Non bastano la ripresa in toto delle misure di ritorsione Ue e un Presidente in piazza. In fatto di sanzioni, la Confederazione lascia a desiderare.
Molti lo hanno rimproverato per il diplomatico tweet ("presunte violazioni del diritto umanitario internazionale", che "tutte le parti" sono chiamate a rispettare) con cui il Dfae ha reagito agli "avvenimenti" di Bucha, dove centinaia di civili sono stati massacrati. E il presidente dell’Udc Marco Chiesa è tornato ad accusarlo di aver "distrutto la nostra neutralità", con la ripresa delle sanzioni Ue da parte del Governo e la sua performance alla manifestazione pro-Ucraina sulla Piazza federale. Smessi i panni dell’apprendista ministro degli Esteri, vestiti quelli di un presidente della Confederazione catapultato in un conflitto come se ne vedono ogni cent’anni, Ignazio Cassis è diventato la Croce Rossa su cui sparare. Pochi gli vengono in soccorso. Lo ha fatto, sulla stampa romanda, Micheline Calmy-Rey. Madrina di quella dottrina della ‘neutralità attiva’ seguita sin dagli anni Novanta e nel cui solco il Consiglio federale è rimasto dopo l’aggressione russa dell’Ucraina, l’ex consigliera federale ha rammentato l’essenziale: la Svizzera non sta facendo altro che "schierarsi dalla parte del diritto, non da quella di un belligerante".
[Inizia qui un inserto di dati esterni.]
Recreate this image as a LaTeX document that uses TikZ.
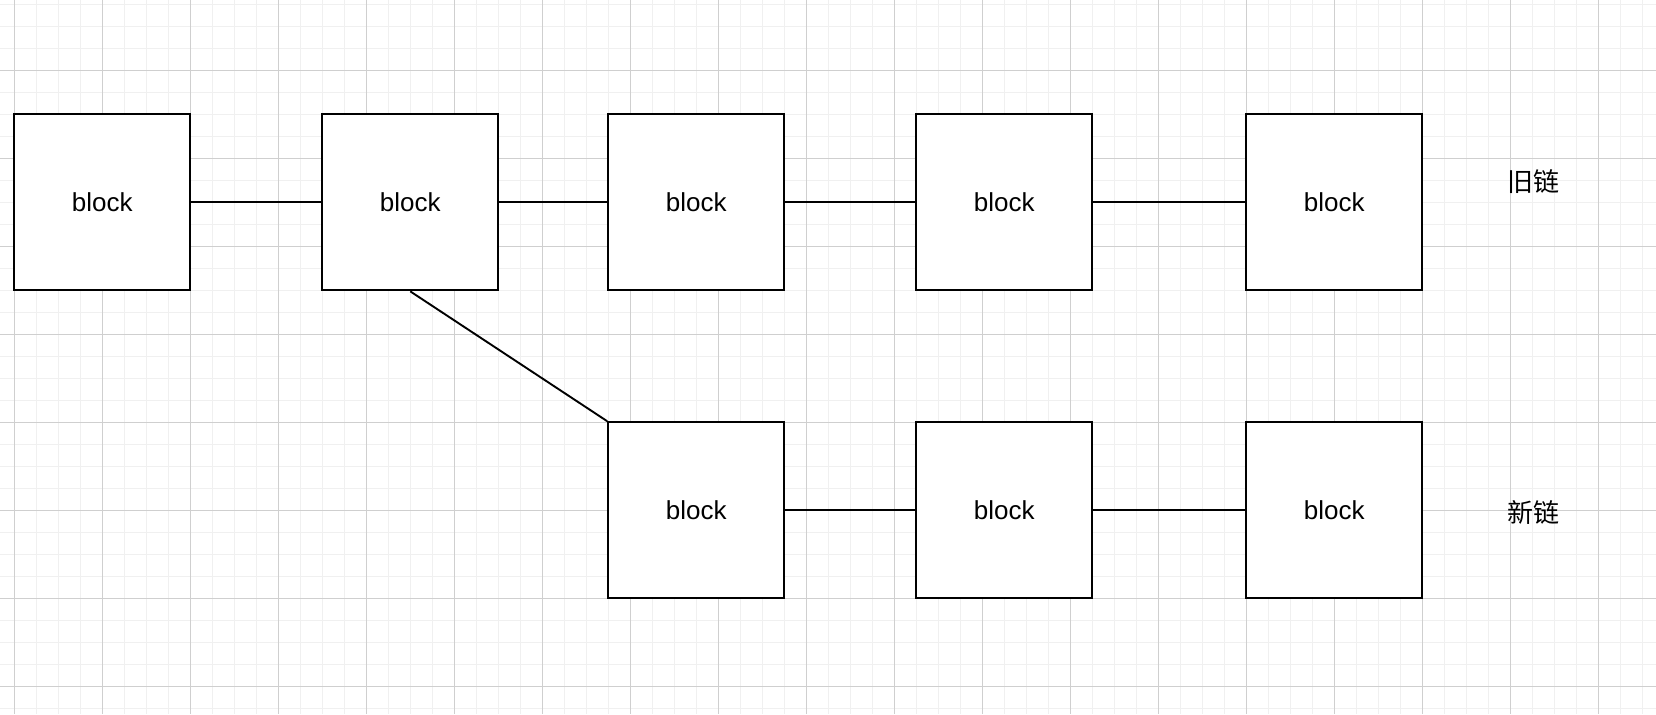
\documentclass[tikz,border=0pt]{standalone}
\usepackage{fontspec}
\setmainfont{Liberation Sans}
\newfontfamily\cjk{Noto Sans CJK SC}

\begin{document}
\begin{tikzpicture}[x=0.02cm,y=-0.02cm,
  minorline/.style={draw=black!6,line width=0.03cm},
  majorline/.style={draw=black!19,line width=0.02cm},
  blockbox/.style={draw,fill=white,line width=0.044cm,minimum size=3.52cm,inner sep=0pt,
    font=\fontsize{14.8pt}{17pt}\selectfont},
  link/.style={line width=0.038cm},
  chainlabel/.style={font=\cjk\fontsize{14.8pt}{17pt}\selectfont}]
\useasboundingbox[fill=white] (0,0) rectangle (1656,714);
%\draw[help lines] (0,0) grid (1656,714);
\foreach \i in {0,...,74}
  \draw[minorline] ({14.3+22*\i},0) -- ++(0,714);
\foreach \i in {0,...,32}
  \draw[minorline] (0,{4.3+22*\i}) -- ++(1656,0);
\foreach \i in {0,...,18}
  \draw[majorline] ({14.3+88*\i},0) -- ++(0,714);
\foreach \i in {0,...,7}
  \draw[majorline] (0,{70.3+88*\i}) -- ++(1656,0);

\foreach \n/\x in {old1/102.3, old2/410.3, old3/696.3, old4/1004.3, old5/1334.3}
  \node[blockbox] (\n) at (\x,202.3) {block};
\foreach \n/\x in {new1/696.3, new2/1004.3, new3/1334.3}
  \node[blockbox] (\n) at (\x,510.3) {block};

\foreach \a/\b in {old1/old2, old2/old3, old3/old4, old4/old5, new1/new2, new2/new3}
  \draw[link] (\a) -- (\b);
\draw[link] (old2.south) -- (new1.north west);

\node[chainlabel] (oldlabel) at (1533,182) {旧链};
\node[chainlabel] (newlabel) at (1533,512) {新链};
\end{tikzpicture}
\end{document}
Cassis poteva evitare di andare in piazza. Avrebbe anche potuto impedire al suo dipartimento di trincerarsi dietro una retorica ingessata, spingendolo invece a chiamare subito per quel che sono (come del resto lui stesso ha fatto l’indomani) gli orrori scoperti vicino a Kiev. Errori in parte comprensibili. Per nulla comprensibile, invece, è l’atteggiamento dell’intero Consiglio federale in merito alle sanzioni contro la Russia. In gioco qui non è la comunicazione, ma lo scollamento tra le parole – consegnate a un’apposita ordinanza – e i fatti che (non) seguono.
Non sappiamo se le misure di ritorsione economica potranno incidere sul corso di una guerra come questa. Sta di fatto che le sanzioni, accanto alla diplomazia e all’azione umanitaria, e per quanto aggirabili siano, sono tra i pochi strumenti non bellici a disposizione degli Stati per cercare di ristabilire la pace e la sicurezza internazionale. La Svizzera, piazza finanziaria di primo rango e piattaforma cruciale per il commercio delle materie prime russe, ha una responsabilità particolare al riguardo. Il presidente ucraino Zelensky lo sa bene e le ha chiesto di darsi una mossa. Ma Confederazione e Cantoni stanno facendo quello che spesso hanno fatto in passato: il minimo indispensabile.
Il valore complessivo dei beni e dei fondi bloccati (7,5 miliardi, su un totale di attivi russi stimato in 150-200 miliardi) è quello che è. Ma la Segreteria di Stato dell’economia continua a ricevere notifiche. E il Consiglio federale non esclude una partecipazione alla task-force internazionale che dovrebbe scovare i patrimoni nascosti ovunque dagli oligarchi russi sanzionati. Ma le maglie del dispositivo approntato sono alquanto larghe. E finora non si è intravista la volontà politica di restringerle, in modo da assicurare un’attuazione risoluta, completa e soprattutto rapida dei provvedimenti.
Nel ventesimo secolo il manto di una rigida neutralità è servito alla Confederazione anche per coprire lucrosi affari con regimi della peggior risma. La guerra in Ucraina ha rivelato agli svizzeri e al mondo un Paese un po’ più elastico in relazione a questo tabù. Allo stesso tempo, la Svizzera di oggi si scopre non poi tanto diversa da quella di ieri. Da quella di un passato al quale Christoph Blocher e i suoi – con l’annunciata iniziativa popolare per iscrivere nella Costituzione il principio di una neutralità che escluda persino l’adozione di sanzioni internazionali – vorrebbero inchiodarla.